Code that draws figures
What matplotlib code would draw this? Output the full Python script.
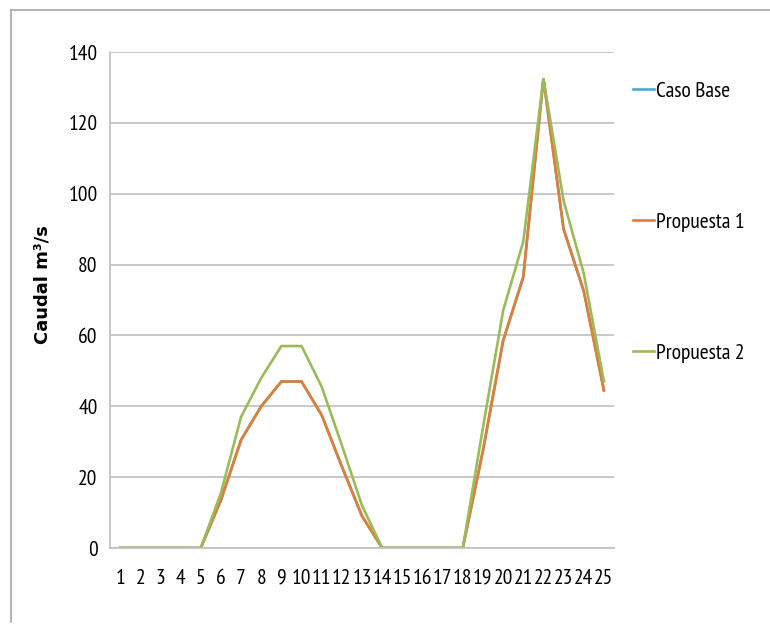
import matplotlib
matplotlib.use('Agg')
import matplotlib.pyplot as plt
from matplotlib.lines import Line2D

# hourly flow for each scenario
horas = list(range(1, 26))
caso_base = [0, 0, 0, 0, 0, 13.5, 30.5, 40, 47, 47, 37.5, 23, 9, 0,
             0, 0, 0, 0, 27.5, 58.5, 76.5, 132.5, 90, 72.5, 44.5]
propuesta_1 = [0, 0, 0, 0, 0, 13.5, 30.5, 40, 47, 47, 37.5, 23, 9, 0,
               0, 0, 0, 0, 27.5, 58.5, 76.5, 132.5, 90, 72.5, 44.5]
propuesta_2 = [0, 0, 0, 0, 0, 15.5, 37, 48, 57, 57, 45.5, 29, 12, 0,
               0, 0, 0, 0, 34, 67, 86.5, 132.5, 98, 77.5, 47]

series = [('Caso Base', caso_base, '#4BACC6'),
          ('Propuesta 1', propuesta_1, '#E57C34'),
          ('Propuesta 2', propuesta_2, '#9BBB59')]

narrow = ['PT Sans Narrow', 'DejaVu Sans']

fig = plt.figure(figsize=(7.7, 6.25), dpi=100)
ax = fig.add_axes([0.1429, 0.1232, 0.6545, 0.7936])

for nombre, valores, col in series:
    ax.plot(horas, valores, color=col, lw=1.9, label=nombre, solid_joinstyle='miter')

ax.set_xlim(0.5, 25.5)
ax.set_ylim(0, 140)
ax.set_yticks(range(0, 141, 20))
ax.set_xticks(horas)
ax.yaxis.grid(True, color='#BFBFBF', lw=1.2)
ax.set_axisbelow(True)

for s in ['top', 'right']:
    ax.spines[s].set_visible(False)
for s in ['left', 'bottom']:
    ax.spines[s].set_color('#BFBFBF')
    ax.spines[s].set_linewidth(1.2)

ax.tick_params(axis='y', length=0, pad=9)
ax.tick_params(axis='x', length=0, pad=15)
for lab in ax.get_xticklabels() + ax.get_yticklabels():
    lab.set_family(narrow)
    lab.set_fontsize(15.5)

fig.text(0.055, 0.545, 'Caudal m³/s', rotation=90, ha='center', va='center',
         fontsize=13, fontweight='bold', family='DejaVu Sans')

ax.legend(loc='center left', bbox_to_anchor=(0.822, 0.6448),
          bbox_transform=fig.transFigure, frameon=False,
          prop={'family': narrow, 'size': 15.5}, labelspacing=5.2,
          handlelength=1.0, handletextpad=0.05, borderpad=0, borderaxespad=0)

# outer frame, only the top and left edges show
fig.add_artist(Line2D([11 / 770, 1.0], [1 - 10 / 625, 1 - 10 / 625],
                      transform=fig.transFigure, color='#A6A6A6', lw=1.2))
fig.add_artist(Line2D([11 / 770, 11 / 770], [1 - 10 / 625, 1 - 622 / 625],
                      transform=fig.transFigure, color='#A6A6A6', lw=1.2))

fig.savefig('out.png', dpi=100)
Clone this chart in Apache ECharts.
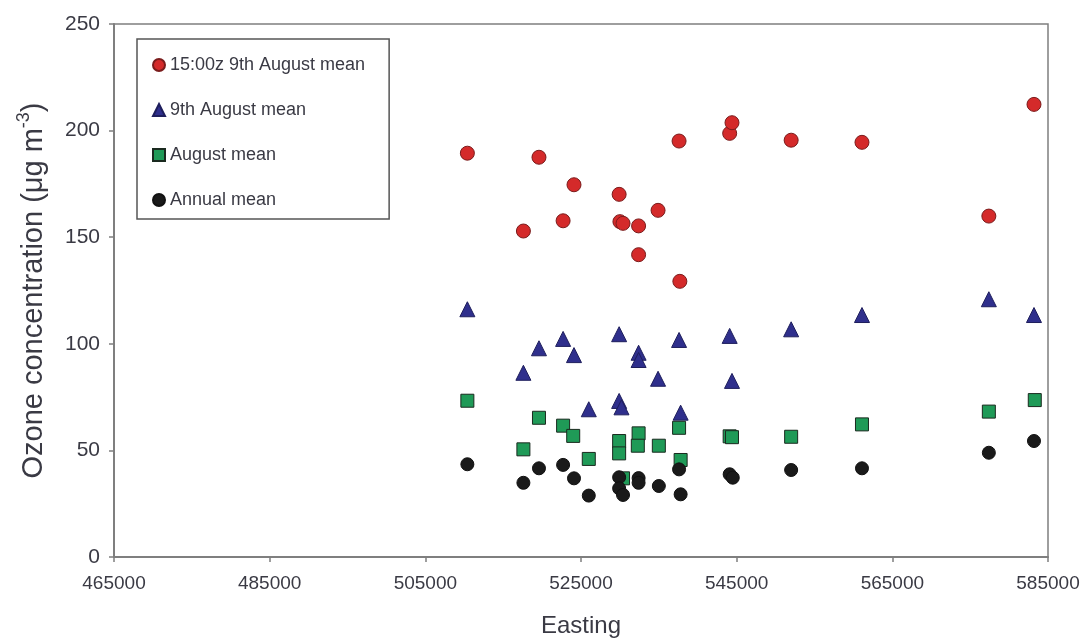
<!DOCTYPE html>
<html>
<head>
<meta charset="utf-8">
<script src="https://cdn.jsdelivr.net/npm/echarts@6/dist/echarts.min.js"></script>
<style>html,body{margin:0;padding:0;background:#fff}#chart{width:1089px;height:639px}</style>
</head>
<body>
<div id="chart"></div>
<script>
const seriesNames = ['15:00z 9th August mean', '9th August mean', 'August mean', 'Annual mean'];
const xTicks = [465000, 485000, 505000, 525000, 545000, 565000, 585000];
const yTicks = [0, 50, 100, 150, 200, 250];

const peakEasting = [510400, 517600, 519600, 522700, 524100, 529900, 530000, 530400, 532400, 532400, 534900, 537600, 537700, 544100, 544400, 552000, 561100, 577400, 583200];
const peakValues  = [189.4, 152.9, 187.5, 157.7, 174.6, 170.1, 157.3, 156.5, 155.3, 141.8, 162.6, 195.1, 129.3, 198.7, 203.7, 195.5, 194.5, 159.9, 212.3];

const dayEasting = [510400, 517600, 519600, 522700, 524100, 526000, 529900, 529900, 530200, 532400, 532400, 534900, 537600, 537800, 544100, 544400, 552000, 561100, 577400, 583200];
const dayValues  = [116.2, 86.4, 97.9, 102.3, 94.7, 69.3, 104.5, 73.2, 70.2, 95.8, 92.4, 83.6, 101.8, 67.7, 103.7, 82.6, 106.8, 113.5, 120.9, 113.5];

const monthEasting = [510400, 517600, 519600, 522700, 524000, 526000, 529900, 529900, 530400, 532400, 532300, 535000, 537600, 537800, 544100, 544400, 552000, 561100, 577400, 583300];
const monthValues  = [73.3, 50.5, 65.3, 61.6, 56.8, 46.0, 54.4, 48.6, 36.9, 58.0, 52.2, 52.2, 60.6, 45.5, 56.6, 56.2, 56.4, 62.2, 68.2, 73.6];

const annualEasting = [510400, 517600, 519600, 522700, 524100, 526000, 529900, 529900, 530400, 532400, 532400, 535000, 537600, 537800, 544100, 544500, 552000, 561100, 577400, 583200];
const annualValues  = [43.5, 34.8, 41.6, 43.2, 36.9, 28.8, 37.4, 32.2, 29.1, 37.0, 34.8, 33.3, 41.1, 29.4, 38.8, 37.2, 40.8, 41.6, 48.9, 54.4];

function pairs(xs, ys) { return xs.map((x, i) => [x, ys[i]]); }

const chart = echarts.init(document.getElementById('chart'), null, {renderer: 'canvas'});
const axisColor = '#7f7f7f';
const textColor = '#3a3a44';
const ff = 'Liberation Sans, Arial, sans-serif';
chart.setOption({
  animation: false,
  backgroundColor: '#ffffff',
  grid: {left: 114, right: 41, top: 24, bottom: 82, show: true, borderColor: axisColor, borderWidth: 1.5,
         containLabel: false, outerBoundsMode: 'none'},
  legend: {
    orient: 'vertical', left: 137, top: 39,
    padding: [17, 24, 10, 15],
    itemGap: 27, itemWidth: 12, itemHeight: 12,
    borderColor: '#555555', borderWidth: 1.5,
    textStyle: {fontFamily: ff, fontSize: 18, color: textColor, lineHeight: 18},
    data: seriesNames
  },
  xAxis: {
    type: 'value', min: xTicks[0], max: xTicks[xTicks.length - 1], interval: 20000,
    name: 'Easting', nameLocation: 'middle', nameGap: 57,
    nameTextStyle: {fontFamily: ff, fontSize: 24, color: textColor},
    axisLine: {show: true, onZero: false, lineStyle: {color: axisColor, width: 2}},
    axisTick: {show: true, length: 5, lineStyle: {color: axisColor, width: 1.5}},
    axisLabel: {margin: 17, fontFamily: ff, fontSize: 19, color: textColor, formatter: v => String(v)},
    splitLine: {show: false}
  },
  yAxis: {
    type: 'value', min: yTicks[0], max: yTicks[yTicks.length - 1], interval: 50,
    name: '{a|Ozone concentration (μg m}{s|-3}{a|)}', nameLocation: 'middle', nameGap: 66,
    nameTextStyle: {
      fontFamily: ff, fontSize: 29, color: textColor,
      rich: {
        a: {fontFamily: ff, fontSize: 29, color: textColor, lineHeight: 33, verticalAlign: 'bottom'},
        s: {fontFamily: ff, fontSize: 18, color: textColor, lineHeight: 33, verticalAlign: 'top'}
      }
    },
    axisLine: {show: true, lineStyle: {color: axisColor, width: 2}},
    axisTick: {show: true, length: 5, lineStyle: {color: axisColor, width: 1.5}},
    axisLabel: {margin: 14, fontFamily: ff, fontSize: 21, color: textColor},
    splitLine: {show: false}
  },
  series: [
    {name: seriesNames[0], type: 'scatter', symbol: 'circle', symbolSize: 14,
     itemStyle: {color: '#d42a2a', borderColor: '#7a1c1c', borderWidth: 1, opacity: 1}, data: pairs(peakEasting, peakValues)},
    {name: seriesNames[1], type: 'scatter', symbol: 'triangle', symbolSize: 15,
     itemStyle: {color: '#2f2f8c', borderColor: '#1e1e5c', borderWidth: 1, opacity: 1}, data: pairs(dayEasting, dayValues)},
    {name: seriesNames[2], type: 'scatter', symbol: 'rect', symbolSize: 13,
     itemStyle: {color: '#1f9a57', borderColor: '#1a2a1f', borderWidth: 1, opacity: 1}, data: pairs(monthEasting, monthValues)},
    {name: seriesNames[3], type: 'scatter', symbol: 'circle', symbolSize: 13,
     itemStyle: {color: '#1a1a1a', borderColor: '#111111', borderWidth: 1, opacity: 1}, data: pairs(annualEasting, annualValues)}
  ]
});
</script>
</body>
</html>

## Requirements
Include the first line of the records, the line containing "handletextpad=0.05, borderpad=0, borderaxespad=0)", and every line between them, repeated exactly. Skip the pictures.

## Response
What matplotlib code would draw this? Output the full Python script.
import matplotlib
matplotlib.use('Agg')
import matplotlib.pyplot as plt
from matplotlib.lines import Line2D

# hourly flow for each scenario
horas = list(range(1, 26))
caso_base = [0, 0, 0, 0, 0, 13.5, 30.5, 40, 47, 47, 37.5, 23, 9, 0,
             0, 0, 0, 0, 27.5, 58.5, 76.5, 132.5, 90, 72.5, 44.5]
propuesta_1 = [0, 0, 0, 0, 0, 13.5, 30.5, 40, 47, 47, 37.5, 23, 9, 0,
               0, 0, 0, 0, 27.5, 58.5, 76.5, 132.5, 90, 72.5, 44.5]
propuesta_2 = [0, 0, 0, 0, 0, 15.5, 37, 48, 57, 57, 45.5, 29, 12, 0,
               0, 0, 0, 0, 34, 67, 86.5, 132.5, 98, 77.5, 47]

series = [('Caso Base', caso_base, '#4BACC6'),
          ('Propuesta 1', propuesta_1, '#E57C34'),
          ('Propuesta 2', propuesta_2, '#9BBB59')]

narrow = ['PT Sans Narrow', 'DejaVu Sans']

fig = plt.figure(figsize=(7.7, 6.25), dpi=100)
ax = fig.add_axes([0.1429, 0.1232, 0.6545, 0.7936])

for nombre, valores, col in series:
    ax.plot(horas, valores, color=col, lw=1.9, label=nombre, solid_joinstyle='miter')

ax.set_xlim(0.5, 25.5)
ax.set_ylim(0, 140)
ax.set_yticks(range(0, 141, 20))
ax.set_xticks(horas)
ax.yaxis.grid(True, color='#BFBFBF', lw=1.2)
ax.set_axisbelow(True)

for s in ['top', 'right']:
    ax.spines[s].set_visible(False)
for s in ['left', 'bottom']:
    ax.spines[s].set_color('#BFBFBF')
    ax.spines[s].set_linewidth(1.2)

ax.tick_params(axis='y', length=0, pad=9)
ax.tick_params(axis='x', length=0, pad=15)
for lab in ax.get_xticklabels() + ax.get_yticklabels():
    lab.set_family(narrow)
    lab.set_fontsize(15.5)

fig.text(0.055, 0.545, 'Caudal m³/s', rotation=90, ha='center', va='center',
         fontsize=13, fontweight='bold', family='DejaVu Sans')

ax.legend(loc='center left', bbox_to_anchor=(0.822, 0.6448),
          bbox_transform=fig.transFigure, frameon=False,
          prop={'family': narrow, 'size': 15.5}, labelspacing=5.2,
          handlelength=1.0, handletextpad=0.05, borderpad=0, borderaxespad=0)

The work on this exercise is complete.